- STATED GOAL: Starting at the top of the listing, extract every line up to and including the one with "ax.set_yticks([])". Pictures stay out of the copy.

[Data records]
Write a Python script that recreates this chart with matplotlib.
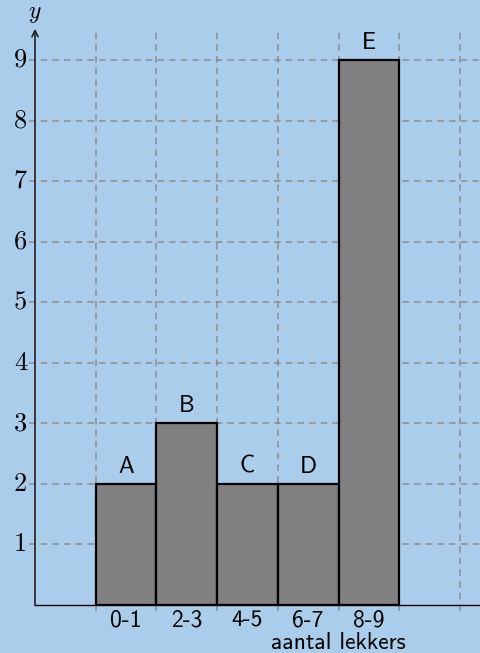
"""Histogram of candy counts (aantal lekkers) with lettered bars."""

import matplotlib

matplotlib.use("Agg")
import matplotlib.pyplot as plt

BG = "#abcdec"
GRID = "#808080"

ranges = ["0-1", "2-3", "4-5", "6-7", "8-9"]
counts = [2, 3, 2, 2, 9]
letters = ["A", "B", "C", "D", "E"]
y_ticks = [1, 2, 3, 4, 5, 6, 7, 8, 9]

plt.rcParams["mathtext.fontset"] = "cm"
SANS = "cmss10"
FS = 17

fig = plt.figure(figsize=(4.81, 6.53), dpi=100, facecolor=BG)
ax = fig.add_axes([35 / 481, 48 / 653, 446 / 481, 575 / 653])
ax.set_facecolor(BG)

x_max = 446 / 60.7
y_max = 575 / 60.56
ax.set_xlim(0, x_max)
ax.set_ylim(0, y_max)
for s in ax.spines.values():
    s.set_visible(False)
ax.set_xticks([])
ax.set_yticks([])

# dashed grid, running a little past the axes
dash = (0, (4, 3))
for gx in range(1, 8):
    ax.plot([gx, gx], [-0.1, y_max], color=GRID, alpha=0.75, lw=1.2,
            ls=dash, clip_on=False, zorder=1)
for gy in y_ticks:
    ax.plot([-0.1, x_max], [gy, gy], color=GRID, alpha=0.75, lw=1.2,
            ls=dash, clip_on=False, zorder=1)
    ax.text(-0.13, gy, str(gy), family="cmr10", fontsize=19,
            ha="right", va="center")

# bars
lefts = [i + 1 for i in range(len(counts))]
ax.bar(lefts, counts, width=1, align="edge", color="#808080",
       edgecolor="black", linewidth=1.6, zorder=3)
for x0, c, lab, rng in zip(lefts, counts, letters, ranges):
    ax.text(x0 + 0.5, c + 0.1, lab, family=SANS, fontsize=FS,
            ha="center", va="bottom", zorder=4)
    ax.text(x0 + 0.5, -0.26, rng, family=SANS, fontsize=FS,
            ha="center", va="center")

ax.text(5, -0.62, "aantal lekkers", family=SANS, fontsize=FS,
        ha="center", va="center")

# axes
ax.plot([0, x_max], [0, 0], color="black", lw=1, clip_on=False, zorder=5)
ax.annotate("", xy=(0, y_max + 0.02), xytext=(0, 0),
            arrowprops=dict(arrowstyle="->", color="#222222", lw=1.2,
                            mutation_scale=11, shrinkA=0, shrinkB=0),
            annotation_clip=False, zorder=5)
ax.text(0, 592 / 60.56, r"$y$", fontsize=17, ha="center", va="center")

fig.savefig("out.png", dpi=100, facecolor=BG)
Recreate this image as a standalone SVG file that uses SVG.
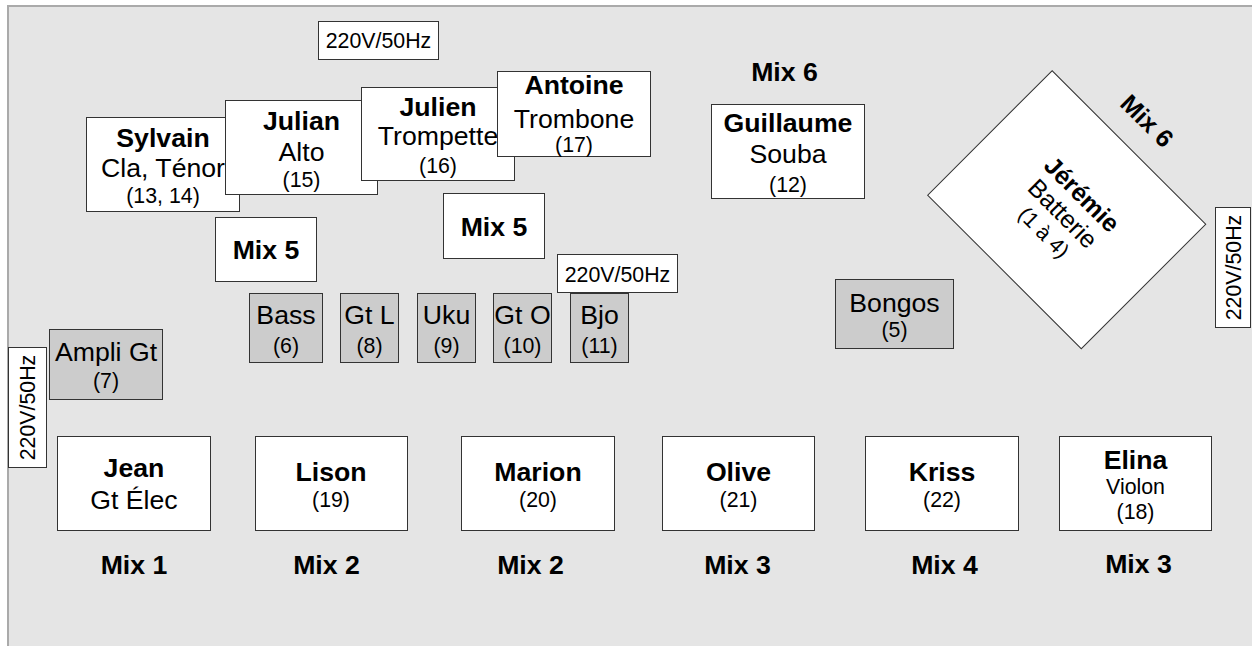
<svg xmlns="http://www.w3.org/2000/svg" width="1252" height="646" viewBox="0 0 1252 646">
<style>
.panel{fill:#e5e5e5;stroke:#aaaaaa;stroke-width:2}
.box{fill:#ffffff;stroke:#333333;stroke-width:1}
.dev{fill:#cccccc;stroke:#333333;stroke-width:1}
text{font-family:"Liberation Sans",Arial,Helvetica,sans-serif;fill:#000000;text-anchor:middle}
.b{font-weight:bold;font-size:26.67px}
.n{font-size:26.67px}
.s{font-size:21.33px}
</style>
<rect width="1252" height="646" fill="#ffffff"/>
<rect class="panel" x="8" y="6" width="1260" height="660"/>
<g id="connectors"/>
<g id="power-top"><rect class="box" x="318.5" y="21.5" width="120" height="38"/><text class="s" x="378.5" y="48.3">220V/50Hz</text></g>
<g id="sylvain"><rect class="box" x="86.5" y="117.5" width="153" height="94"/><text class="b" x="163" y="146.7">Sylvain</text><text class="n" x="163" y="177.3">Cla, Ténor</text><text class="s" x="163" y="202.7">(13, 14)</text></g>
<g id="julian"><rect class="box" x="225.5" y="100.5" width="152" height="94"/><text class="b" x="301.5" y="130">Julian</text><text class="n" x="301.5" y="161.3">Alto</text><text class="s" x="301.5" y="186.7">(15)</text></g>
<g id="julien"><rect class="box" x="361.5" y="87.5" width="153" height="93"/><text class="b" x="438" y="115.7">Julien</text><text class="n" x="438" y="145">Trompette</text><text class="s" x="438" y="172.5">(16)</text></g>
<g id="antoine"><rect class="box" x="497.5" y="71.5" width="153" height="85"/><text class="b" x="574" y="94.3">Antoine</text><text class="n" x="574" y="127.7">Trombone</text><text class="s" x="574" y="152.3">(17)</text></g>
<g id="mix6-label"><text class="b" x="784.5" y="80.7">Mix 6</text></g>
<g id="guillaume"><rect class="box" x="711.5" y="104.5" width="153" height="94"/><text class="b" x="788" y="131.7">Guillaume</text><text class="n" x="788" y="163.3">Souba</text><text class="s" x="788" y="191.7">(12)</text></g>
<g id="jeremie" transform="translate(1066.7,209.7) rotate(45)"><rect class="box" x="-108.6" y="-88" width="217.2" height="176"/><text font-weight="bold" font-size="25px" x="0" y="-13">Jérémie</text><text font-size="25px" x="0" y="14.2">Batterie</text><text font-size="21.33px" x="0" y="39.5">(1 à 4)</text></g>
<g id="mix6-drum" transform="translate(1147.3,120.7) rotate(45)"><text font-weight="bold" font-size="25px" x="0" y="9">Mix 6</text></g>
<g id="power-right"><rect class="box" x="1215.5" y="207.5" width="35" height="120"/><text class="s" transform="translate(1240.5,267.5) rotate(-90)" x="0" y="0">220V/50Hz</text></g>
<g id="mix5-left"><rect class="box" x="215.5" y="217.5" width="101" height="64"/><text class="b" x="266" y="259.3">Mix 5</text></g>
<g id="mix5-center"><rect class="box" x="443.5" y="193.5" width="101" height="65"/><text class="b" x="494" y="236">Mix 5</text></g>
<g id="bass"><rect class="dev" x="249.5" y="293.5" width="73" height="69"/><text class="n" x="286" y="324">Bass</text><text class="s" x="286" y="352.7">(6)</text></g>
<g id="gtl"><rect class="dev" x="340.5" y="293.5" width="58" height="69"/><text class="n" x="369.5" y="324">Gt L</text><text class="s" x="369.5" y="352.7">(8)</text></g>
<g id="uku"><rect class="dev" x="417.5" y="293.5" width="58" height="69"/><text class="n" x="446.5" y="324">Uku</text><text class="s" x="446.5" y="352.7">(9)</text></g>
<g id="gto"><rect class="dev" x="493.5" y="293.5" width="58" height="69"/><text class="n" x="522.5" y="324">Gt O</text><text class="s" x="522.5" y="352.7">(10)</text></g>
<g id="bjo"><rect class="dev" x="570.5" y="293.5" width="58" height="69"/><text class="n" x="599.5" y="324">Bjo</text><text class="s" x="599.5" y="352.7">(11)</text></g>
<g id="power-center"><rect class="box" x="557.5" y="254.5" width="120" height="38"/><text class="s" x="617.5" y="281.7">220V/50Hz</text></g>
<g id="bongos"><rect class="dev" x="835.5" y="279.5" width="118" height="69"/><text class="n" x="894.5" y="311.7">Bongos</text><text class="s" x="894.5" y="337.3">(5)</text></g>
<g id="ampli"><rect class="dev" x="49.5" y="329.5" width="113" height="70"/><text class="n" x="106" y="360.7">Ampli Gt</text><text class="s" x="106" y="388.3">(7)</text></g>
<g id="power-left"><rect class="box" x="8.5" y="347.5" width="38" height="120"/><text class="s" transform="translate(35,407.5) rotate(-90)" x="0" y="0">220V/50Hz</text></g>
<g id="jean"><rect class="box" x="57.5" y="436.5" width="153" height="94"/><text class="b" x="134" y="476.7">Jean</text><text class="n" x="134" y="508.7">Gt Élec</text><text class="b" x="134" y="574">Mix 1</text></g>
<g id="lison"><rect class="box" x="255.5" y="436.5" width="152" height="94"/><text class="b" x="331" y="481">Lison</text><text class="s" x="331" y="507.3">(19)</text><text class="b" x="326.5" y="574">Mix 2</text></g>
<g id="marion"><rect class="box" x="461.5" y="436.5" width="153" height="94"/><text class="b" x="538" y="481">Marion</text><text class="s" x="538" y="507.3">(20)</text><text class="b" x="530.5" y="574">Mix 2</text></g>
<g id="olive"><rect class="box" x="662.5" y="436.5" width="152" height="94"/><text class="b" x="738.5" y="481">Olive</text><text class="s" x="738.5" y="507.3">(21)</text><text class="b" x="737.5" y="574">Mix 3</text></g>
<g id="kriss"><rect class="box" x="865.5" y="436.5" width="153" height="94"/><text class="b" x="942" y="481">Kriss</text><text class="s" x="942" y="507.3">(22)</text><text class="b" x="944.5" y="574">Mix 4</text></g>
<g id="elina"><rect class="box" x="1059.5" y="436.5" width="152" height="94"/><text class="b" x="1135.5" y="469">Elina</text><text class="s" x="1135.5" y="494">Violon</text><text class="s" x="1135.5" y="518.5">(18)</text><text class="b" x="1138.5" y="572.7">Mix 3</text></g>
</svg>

- SOLUTION TO THIS PROBLEM:
Write a Python script that recreates this chart with matplotlib.
"""Histogram of candy counts (aantal lekkers) with lettered bars."""

import matplotlib

matplotlib.use("Agg")
import matplotlib.pyplot as plt

BG = "#abcdec"
GRID = "#808080"

ranges = ["0-1", "2-3", "4-5", "6-7", "8-9"]
counts = [2, 3, 2, 2, 9]
letters = ["A", "B", "C", "D", "E"]
y_ticks = [1, 2, 3, 4, 5, 6, 7, 8, 9]

plt.rcParams["mathtext.fontset"] = "cm"
SANS = "cmss10"
FS = 17

fig = plt.figure(figsize=(4.81, 6.53), dpi=100, facecolor=BG)
ax = fig.add_axes([35 / 481, 48 / 653, 446 / 481, 575 / 653])
ax.set_facecolor(BG)

x_max = 446 / 60.7
y_max = 575 / 60.56
ax.set_xlim(0, x_max)
ax.set_ylim(0, y_max)
for s in ax.spines.values():
    s.set_visible(False)
ax.set_xticks([])
ax.set_yticks([])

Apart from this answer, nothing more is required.